◆ Work to complete: Pictures do not belong in your copy. Repeat all the other data exactly.
****************************************
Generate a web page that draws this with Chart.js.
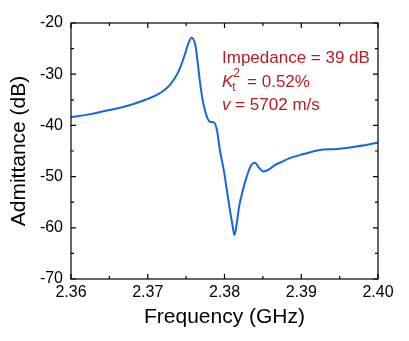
<!DOCTYPE html>
<html>
<head>
<meta charset="utf-8">
<script src="https://cdn.jsdelivr.net/npm/chart.js@4.4.1/dist/chart.umd.min.js"></script>
<style>
  html, body { margin: 0; padding: 0; background: #fff; }
  #wrap { width: 409px; height: 341px; }
</style>
</head>
<body>
<div id="wrap"><canvas id="myChart"></canvas></div>
<script>
// frequency (GHz) and admittance (dB)
var freq = [2.3600, 2.3625, 2.3650, 2.3675, 2.3697, 2.3716, 2.3729, 2.3740, 2.3748, 2.3753, 2.3757, 2.3762,
            2.3765, 2.3768, 2.3772, 2.3777, 2.3781, 2.3786, 2.3790, 2.3794, 2.3799, 2.3803, 2.3807, 2.3810,
            2.3813, 2.3816, 2.3819, 2.3824, 2.3829, 2.3835, 2.3840, 2.3844, 2.3851, 2.3857, 2.3866, 2.3872,
            2.3885, 2.3903, 2.3924, 2.3946, 2.3968, 2.4000];
var admittance = [-38.4, -37.8, -37.0, -36.1, -35.0, -33.7, -32.1, -29.5, -26.3, -24.0, -22.9, -24.3,
                  -27.6, -31.5, -35.4, -38.3, -39.3, -39.4, -40.8, -44.8, -48.7, -52.6, -56.5, -59.1,
                  -61.4, -59.1, -55.9, -52.6, -50.0, -47.7, -47.3, -48.1, -49.0, -48.7, -47.7, -47.3,
                  -46.4, -45.6, -44.8, -44.6, -44.2, -43.4];
var xTicks = [2.36, 2.37, 2.38, 2.39, 2.40];
var yTicks = [-70, -60, -50, -40, -30, -20];

var pts = freq.map(function (f, i) { return { x: f, y: admittance[i] }; });

var FONT = 'Arial, "Liberation Sans", Helvetica, sans-serif';

var frame = {
    id: 'frame',
    afterDraw: function (chart) {
        var c = chart.ctx, a = chart.chartArea;
        var xs = chart.scales.x, ys = chart.scales.y;
        c.save();
        c.strokeStyle = '#000';
        c.lineWidth = 1.2;
        c.strokeRect(a.left, a.top, a.right - a.left, a.bottom - a.top);
        c.beginPath();
        for (var i = 0; i < xTicks.length; i++) {
            var px = xs.getPixelForValue(xTicks[i]);
            c.moveTo(px, a.bottom); c.lineTo(px, a.bottom - 5);
            c.moveTo(px, a.top); c.lineTo(px, a.top + 5);
            if (i < xTicks.length - 1) {
                var mx = xs.getPixelForValue((xTicks[i] + xTicks[i + 1]) / 2);
                c.moveTo(mx, a.bottom); c.lineTo(mx, a.bottom - 3);
                c.moveTo(mx, a.top); c.lineTo(mx, a.top + 3);
            }
        }
        for (var j = 0; j < yTicks.length; j++) {
            var py = ys.getPixelForValue(yTicks[j]);
            c.moveTo(a.left, py); c.lineTo(a.left + 5, py);
            c.moveTo(a.right, py); c.lineTo(a.right - 5, py);
            if (j < yTicks.length - 1) {
                var my = ys.getPixelForValue((yTicks[j] + yTicks[j + 1]) / 2);
                c.moveTo(a.left, my); c.lineTo(a.left + 3, my);
                c.moveTo(a.right, my); c.lineTo(a.right - 3, my);
            }
        }
        c.stroke();

        // annotation
        c.fillStyle = '#b81c22';
        c.textBaseline = 'alphabetic';
        c.textAlign = 'left';
        var x0 = a.left + 151;
        c.font = '17px ' + FONT;
        c.fillText('Impedance = 39 dB', x0, a.top + 40);
        c.font = 'italic 17px ' + FONT;
        c.fillText('K', x0, a.top + 64);
        var kw = c.measureText('K').width;
        c.font = '12px ' + FONT;
        c.fillText('t', x0 + kw - 1, a.top + 68);
        c.fillText('2', x0 + kw - 0, a.top + 54);
        c.font = '17px ' + FONT;
        c.fillText(' = 0.52%', x0 + kw + 9, a.top + 64);
        c.font = 'italic 17px ' + FONT;
        c.fillText('v', x0, a.top + 87);
        var vw = c.measureText('v').width;
        c.font = '17px ' + FONT;
        c.fillText(' = 5702 m/s', x0 + vw, a.top + 87);
        c.restore();
    }
};

var ctx = document.getElementById('myChart');
var myChart = new Chart(ctx, {
    type: 'scatter',
    data: {
        datasets: [{
            data: pts,
            showLine: true,
            borderColor: '#1767dc',
            borderWidth: 2,
            pointRadius: 0,
            cubicInterpolationMode: 'monotone',
            fill: false
        }]
    },
    options: {
        responsive: true,
        maintainAspectRatio: false,
        animation: false,
        devicePixelRatio: 1,
        layout: { padding: { top: 23, right: 31, left: 0, bottom: 0 } },
        plugins: { legend: { display: false }, tooltip: { enabled: false } },
        scales: {
            x: {
                type: 'linear',
                min: 2.36,
                max: 2.40,
                afterBuildTicks: function (s) { s.ticks = xTicks.map(function (v) { return { value: v }; }); },
                afterFit: function (s) { s.height = 62; },
                grid: { display: false, drawTicks: false },
                border: { display: false },
                ticks: {
                    padding: 4,
                    color: '#000',
                    font: { family: FONT, size: 16 },
                    callback: function (v) { return Number(v).toFixed(2); }
                },
                title: {
                    display: true,
                    text: 'Frequency (GHz)',
                    color: '#000',
                    font: { family: FONT, size: 21 },
                    padding: { top: 0, bottom: 11 }
                }
            },
            y: {
                min: -70,
                max: -20,
                afterBuildTicks: function (s) { s.ticks = yTicks.map(function (v) { return { value: v }; }); },
                afterFit: function (s) { s.width = 71; },
                grid: { display: false, drawTicks: false },
                border: { display: false },
                ticks: {
                    padding: 8,
                    color: '#000',
                    font: { family: FONT, size: 16 },
                    callback: function (v) { return String(v); }
                },
                title: {
                    display: true,
                    text: 'Admittance (dB)',
                    color: '#000',
                    font: { family: FONT, size: 21 },
                    padding: { top: 7, bottom: 0 }
                }
            }
        }
    },
    plugins: [frame]
});
</script>
</body>
</html>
****************************************
◆ Task answer:
Generate a web page that draws this with Chart.js.
<!DOCTYPE html>
<html>
<head>
<meta charset="utf-8">
<script src="https://cdn.jsdelivr.net/npm/chart.js@4.4.1/dist/chart.umd.min.js"></script>
<style>
  html, body { margin: 0; padding: 0; background: #fff; }
  #wrap { width: 409px; height: 341px; }
</style>
</head>
<body>
<div id="wrap"><canvas id="myChart"></canvas></div>
<script>
// frequency (GHz) and admittance (dB)
var freq = [2.3600, 2.3625, 2.3650, 2.3675, 2.3697, 2.3716, 2.3729, 2.3740, 2.3748, 2.3753, 2.3757, 2.3762,
            2.3765, 2.3768, 2.3772, 2.3777, 2.3781, 2.3786, 2.3790, 2.3794, 2.3799, 2.3803, 2.3807, 2.3810,
            2.3813, 2.3816, 2.3819, 2.3824, 2.3829, 2.3835, 2.3840, 2.3844, 2.3851, 2.3857, 2.3866, 2.3872,
            2.3885, 2.3903, 2.3924, 2.3946, 2.3968, 2.4000];
var admittance = [-38.4, -37.8, -37.0, -36.1, -35.0, -33.7, -32.1, -29.5, -26.3, -24.0, -22.9, -24.3,
                  -27.6, -31.5, -35.4, -38.3, -39.3, -39.4, -40.8, -44.8, -48.7, -52.6, -56.5, -59.1,
                  -61.4, -59.1, -55.9, -52.6, -50.0, -47.7, -47.3, -48.1, -49.0, -48.7, -47.7, -47.3,
                  -46.4, -45.6, -44.8, -44.6, -44.2, -43.4];
var xTicks = [2.36, 2.37, 2.38, 2.39, 2.40];
var yTicks = [-70, -60, -50, -40, -30, -20];

var pts = freq.map(function (f, i) { return { x: f, y: admittance[i] }; });

var FONT = 'Arial, "Liberation Sans", Helvetica, sans-serif';

var frame = {
    id: 'frame',
    afterDraw: function (chart) {
        var c = chart.ctx, a = chart.chartArea;
        var xs = chart.scales.x, ys = chart.scales.y;
        c.save();
        c.strokeStyle = '#000';
        c.lineWidth = 1.2;
        c.strokeRect(a.left, a.top, a.right - a.left, a.bottom - a.top);
        c.beginPath();
        for (var i = 0; i < xTicks.length; i++) {
            var px = xs.getPixelForValue(xTicks[i]);
            c.moveTo(px, a.bottom); c.lineTo(px, a.bottom - 5);
            c.moveTo(px, a.top); c.lineTo(px, a.top + 5);
            if (i < xTicks.length - 1) {
                var mx = xs.getPixelForValue((xTicks[i] + xTicks[i + 1]) / 2);
                c.moveTo(mx, a.bottom); c.lineTo(mx, a.bottom - 3);
                c.moveTo(mx, a.top); c.lineTo(mx, a.top + 3);
            }
        }
        for (var j = 0; j < yTicks.length; j++) {
            var py = ys.getPixelForValue(yTicks[j]);
            c.moveTo(a.left, py); c.lineTo(a.left + 5, py);
            c.moveTo(a.right, py); c.lineTo(a.right - 5, py);
            if (j < yTicks.length - 1) {
                var my = ys.getPixelForValue((yTicks[j] + yTicks[j + 1]) / 2);
                c.moveTo(a.left, my); c.lineTo(a.left + 3, my);
                c.moveTo(a.right, my); c.lineTo(a.right - 3, my);
            }
        }
        c.stroke();

        // annotation
        c.fillStyle = '#b81c22';
        c.textBaseline = 'alphabetic';
        c.textAlign = 'left';
        var x0 = a.left + 151;
        c.font = '17px ' + FONT;
        c.fillText('Impedance = 39 dB', x0, a.top + 40);
        c.font = 'italic 17px ' + FONT;
        c.fillText('K', x0, a.top + 64);
        var kw = c.measureText('K').width;
        c.font = '12px ' + FONT;
        c.fillText('t', x0 + kw - 1, a.top + 68);
        c.fillText('2', x0 + kw - 0, a.top + 54);
        c.font = '17px ' + FONT;
        c.fillText(' = 0.52%', x0 + kw + 9, a.top + 64);
        c.font = 'italic 17px ' + FONT;
        c.fillText('v', x0, a.top + 87);
        var vw = c.measureText('v').width;
        c.font = '17px ' + FONT;
        c.fillText(' = 5702 m/s', x0 + vw, a.top + 87);
        c.restore();
    }
};

var ctx = document.getElementById('myChart');
var myChart = new Chart(ctx, {
    type: 'scatter',
    data: {
        datasets: [{
            data: pts,
            showLine: true,
            borderColor: '#1767dc',
            borderWidth: 2,
            pointRadius: 0,
            cubicInterpolationMode: 'monotone',
            fill: false
        }]
    },
    options: {
        responsive: true,
        maintainAspectRatio: false,
        animation: false,
        devicePixelRatio: 1,
        layout: { padding: { top: 23, right: 31, left: 0, bottom: 0 } },
        plugins: { legend: { display: false }, tooltip: { enabled: false } },
        scales: {
            x: {
                type: 'linear',
                min: 2.36,
                max: 2.40,
                afterBuildTicks: function (s) { s.ticks = xTicks.map(function (v) { return { value: v }; }); },
                afterFit: function (s) { s.height = 62; },
                grid: { display: false, drawTicks: false },
                border: { display: false },
                ticks: {
                    padding: 4,
                    color: '#000',
                    font: { family: FONT, size: 16 },
                    callback: function (v) { return Number(v).toFixed(2); }
                },
                title: {
                    display: true,
                    text: 'Frequency (GHz)',
                    color: '#000',
                    font: { family: FONT, size: 21 },
                    padding: { top: 0, bottom: 11 }
                }
            },
            y: {
                min: -70,
                max: -20,
                afterBuildTicks: function (s) { s.ticks = yTicks.map(function (v) { return { value: v }; }); },
                afterFit: function (s) { s.width = 71; },
                grid: { display: false, drawTicks: false },
                border: { display: false },
                ticks: {
                    padding: 8,
                    color: '#000',
                    font: { family: FONT, size: 16 },
                    callback: function (v) { return String(v); }
                },
                title: {
                    display: true,
                    text: 'Admittance (dB)',
                    color: '#000',
                    font: { family: FONT, size: 21 },
                    padding: { top: 7, bottom: 0 }
                }
            }
        }
    },
    plugins: [frame]
});
</script>
</body>
</html>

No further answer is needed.